If we know where and what most of the traps are in business negotiation, and we know they are fear driven, why do we keep reacting in the same way? There are two key tactics used by 97% of buyers - mention an alternative and leverage it to start the bargaining. This then creates three key problems: commoditiztion pressure, price pressure and selling "value" and then falling back to negotiating price. Value is a word we hear a lot these days. It's supposed to denote something worthwhile, significant, tangible and durable.

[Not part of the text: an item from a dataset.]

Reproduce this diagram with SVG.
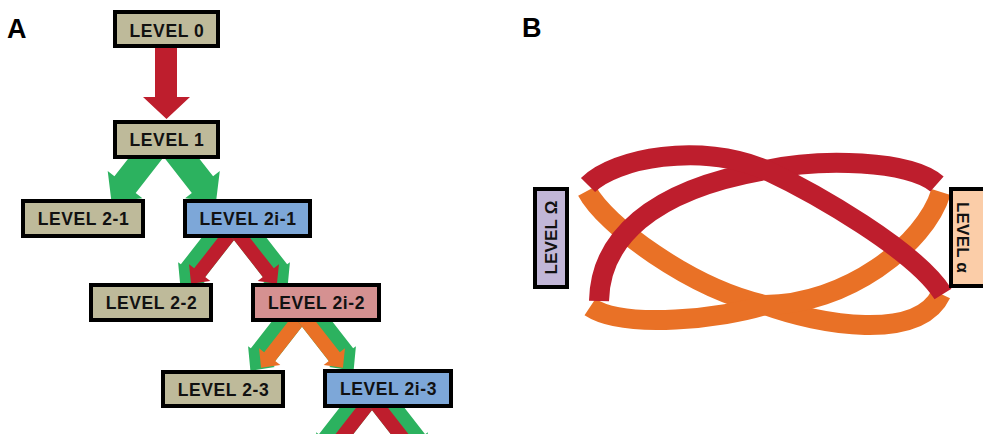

As modern-day salespeople, we are taught how to sell value. And, according to our research with the Strategic Account Management Association (SAMA), we are doing better at selling it more consistently. We recognize a customer's problem, work hard to find a solution and are trying to sell value upstream. But let's face it, most salespeople have a hard time selling value, in large part because they have only a vague idea of what it really is in a given deal. Sure, most marketing departments have formal value propositions, but true value in any given deal is simply a description of how one side can advance the customer's business goals in a way the competition cannot. So on the back end of a deal, when our goals become cloudy, if we can't prove the value we tried to sell earlier, we default to negotiating price, undoing any positional or price advantage we'd gained up front. It's the classic bait and switch, except in this scam both sides lose. It's not intentional and, thankfully, it is preventable.
In fact, value is invaluable because when you can prove it, you can often get a price premium. Creating true value - value that customers will pay for - without sacrificing price or succumbing to the pressure to commoditize on the back end is the name of today's game.